I think about Kathy and the others who made the ultimate sacrifice on 9/11 every time I walk into the gym at Oconee Veterans Park a few miles from our home – and I see the Flag of Honor that displays their names.

When our family is in church, I say a special prayer for them: “May their bodies find eternal rest, their souls find eternal joy and salvation, and their families find eternal comfort.”

I am grateful for their heroism, and for everything that I have been fortunate to experience – both good and bad – over the past two decades:

· Celebrating 28 years of marriage with my wife, best friend and love of my life, Allison Salerno.

· Watching our two sons, Gabe and Lucas, grow up to be happy, healthy, hard-working and caring young men.

· Support from family and friends across the country for our idea to make September 11 a National Day of Discussion – where we honor the sacrifices of the heroes of 9/11 by finding common ground across political, religious and cultural divides.

· Coaching hundreds of boys and girls on baseball and basketball teams in New Jersey and Georgia – then staying in touch with them as they become successful adults.

· My fellow staff at the Port Authority. We share a bond that can never be broken.

· The past 17 years working with outstanding colleagues at Rutgers University and the University of Georgia, promoting the value of public higher education as a powerful engine of economic opportunity and social mobility.

Above all, I am grateful to be alive.

On difficult days, the painful memories of September 11 can still be overwhelming.
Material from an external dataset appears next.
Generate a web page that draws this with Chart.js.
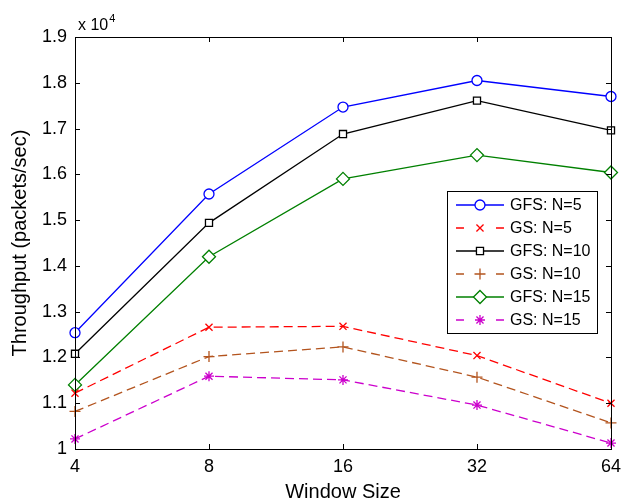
<!DOCTYPE html>
<html>
<head>
<meta charset="utf-8">
<script src="https://cdn.jsdelivr.net/npm/chart.js@4/dist/chart.umd.min.js"></script>
<style>
  html, body { margin: 0; padding: 0; background: #fff; }
  #wrap { width: 628px; height: 502px; }
</style>
</head>
<body>
<div id="wrap"><canvas id="c" width="628" height="502"></canvas></div>
<script>
// ---- data ----
const windowSizes = ['4', '8', '16', '32', '64'];
const gfsN5  = [12540, 15570, 17470, 18050, 17700];
const gsN5   = [11220, 12660, 12680, 12040, 11000];
const gfsN10 = [12080, 14940, 16880, 17610, 16960];
const gsN10  = [10820, 12020, 12230, 11570, 10570];
const gfsN15 = [11400, 14200, 15900, 16420, 16040];
const gsN15  = [10220, 11590, 11510, 10960, 10130];
const seriesLabels = ['GFS: N=5', 'GS: N=5', 'GFS: N=10', 'GS: N=10', 'GFS: N=15', 'GS: N=15'];
const yMin = 10000, yMax = 19000, yStep = 1000;

const FONT = '"Liberation Sans", Arial, Helvetica, sans-serif';
const BROWN = '#b3541e';
const MAGENTA = '#cc00cc';
const GREEN = '#008000';

function ds(label, data, color, style, radius, dashed) {
  return {
    label, data,
    borderColor: color,
    backgroundColor: '#ffffff',
    pointBorderColor: color,
    pointBackgroundColor: '#ffffff',
    pointStyle: style,
    pointRadius: radius,
    pointHoverRadius: radius,
    pointBorderWidth: 1.3,
    borderWidth: 1.3,
    borderDash: dashed ? [9, 5] : [],
    tension: 0,
    fill: false,
    clip: false
  };
}

const datasets = [
  ds(seriesLabels[0], gfsN5,  '#0000ff', 'circle',   5,   false),
  ds(seriesLabels[1], gsN5,   '#ff0000', 'crossRot', 5,   true),
  ds(seriesLabels[2], gfsN10, '#000000', 'rect',     5,   false),
  ds(seriesLabels[3], gsN10,  BROWN,     'cross',    5.5, true),
  ds(seriesLabels[4], gfsN15, GREEN,     'rectRot',  6.5, false),
  ds(seriesLabels[5], gsN15,  MAGENTA,   'star',     5,   true)
];

const framePlugin = {
  id: 'frame',
  afterDraw(chart) {
    const ctx = chart.ctx;
    const a = chart.chartArea;
    const xs = chart.scales.x, ys = chart.scales.y;
    const TL = 5;
    ctx.save();
    ctx.strokeStyle = '#000';
    ctx.lineWidth = 1;
    ctx.setLineDash([]);
    // frame
    ctx.strokeRect(Math.round(a.left) + 0.5, Math.round(a.top) + 0.5,
                   Math.round(a.right - a.left), Math.round(a.bottom - a.top));
    // inward ticks
    ctx.beginPath();
    xs.ticks.forEach((t, i) => {
      const px = Math.round(xs.getPixelForTick(i)) + 0.5;
      ctx.moveTo(px, a.bottom); ctx.lineTo(px, a.bottom - TL);
      ctx.moveTo(px, a.top); ctx.lineTo(px, a.top + TL);
    });
    ys.ticks.forEach((t, i) => {
      const py = Math.round(ys.getPixelForTick(i)) + 0.5;
      ctx.moveTo(a.left, py); ctx.lineTo(a.left + TL, py);
      ctx.moveTo(a.right, py); ctx.lineTo(a.right - TL, py);
    });
    ctx.stroke();

    // exponent label
    ctx.fillStyle = '#000';
    ctx.textBaseline = 'alphabetic';
    ctx.textAlign = 'left';
    ctx.font = '16px ' + FONT;
    ctx.fillText('x 10', a.left + 3, a.top - 7);
    const w = ctx.measureText('x 10').width;
    ctx.font = '11px ' + FONT;
    ctx.fillText('4', a.left + 3 + w + 1, a.top - 15);

    // legend
    const boxR = a.right - 14, boxT = a.top + 154;
    const boxW = 150, boxH = 142;
    const boxL = boxR - boxW;
    ctx.fillStyle = '#fff';
    ctx.fillRect(boxL, boxT, boxW, boxH);
    ctx.strokeStyle = '#000';
    ctx.lineWidth = 1;
    ctx.strokeRect(Math.round(boxL) + 0.5, Math.round(boxT) + 0.5, boxW, boxH);
    chart.data.datasets.forEach((d, i) => {
      const cy = boxT + 14 + i * 23;
      const x0 = boxL + 9, x1 = boxL + 57, xm = (x0 + x1) / 2;
      ctx.strokeStyle = d.borderColor;
      ctx.lineWidth = d.borderWidth;
      ctx.beginPath();
      if (d.borderDash.length) {
        ctx.moveTo(x0, cy); ctx.lineTo(x0 + 8, cy);
        ctx.moveTo(x1 - 8, cy); ctx.lineTo(x1, cy);
      } else {
        ctx.moveTo(x0, cy); ctx.lineTo(x1, cy);
      }
      ctx.stroke();
      ctx.fillStyle = '#fff';
      Chart.helpers.drawPoint(ctx, {
        pointStyle: d.pointStyle, radius: d.pointRadius,
        borderWidth: d.pointBorderWidth, rotation: 0
      }, xm, cy);
      ctx.fillStyle = '#000';
      ctx.font = '16px ' + FONT;
      ctx.textBaseline = 'middle';
      ctx.textAlign = 'left';
      ctx.fillText(d.label, boxL + 63, cy + 1);
    });
    ctx.restore();
  }
};

new Chart(document.getElementById('c'), {
  type: 'line',
  data: { labels: windowSizes, datasets },
  options: {
    responsive: false,
    animation: false,
    devicePixelRatio: 1,
    layout: { padding: { top: 37, right: 12, left: 0, bottom: 0 } },
    plugins: { legend: { display: false }, tooltip: { enabled: false } },
    scales: {
      x: {
        type: 'category',
        offset: false,
        grid: { display: false, drawTicks: false },
        border: { display: true, color: '#000', width: 1 },
        ticks: { color: '#000', font: { family: FONT, size: 18 }, padding: 7, maxRotation: 0, autoSkip: false },
        title: { display: true, text: 'Window Size', color: '#000',
                 font: { family: FONT, size: 20, lineHeight: 1 }, padding: { top: 0, bottom: 0 } },
        afterFit(s) { s.height = 53; }
      },
      y: {
        type: 'linear',
        min: yMin, max: yMax,
        grid: { display: false, drawTicks: false },
        border: { display: true, color: '#000', width: 1 },
        ticks: {
          stepSize: yStep, color: '#000', font: { family: FONT, size: 18 }, padding: 8,
          callback: v => String(Number((v / 10000).toFixed(1)))
        },
        title: { display: true, text: 'Throughput (packets/sec)', color: '#000',
                 font: { family: FONT, size: 20, lineHeight: 1.2 }, padding: { top: 8, bottom: 0 } },
        afterFit(s) { s.width = 75; }
      }
    }
  },
  plugins: [framePlugin]
});
</script>
</body>
</html>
When that happens, I take a deep breath and remember these two truths:

Every day is a gift. Every breath is a blessing.

Greg Trevor is the associate vice president for marketing and communications at the University of Georgia. He worked for The Port Authority of New York and New Jersey from 1998 to 2004 and was in his office on the 68th floor of One World Trade Center on the morning of September 11, 2001. We are reprinting his 9/11 column that he submitted to us last year.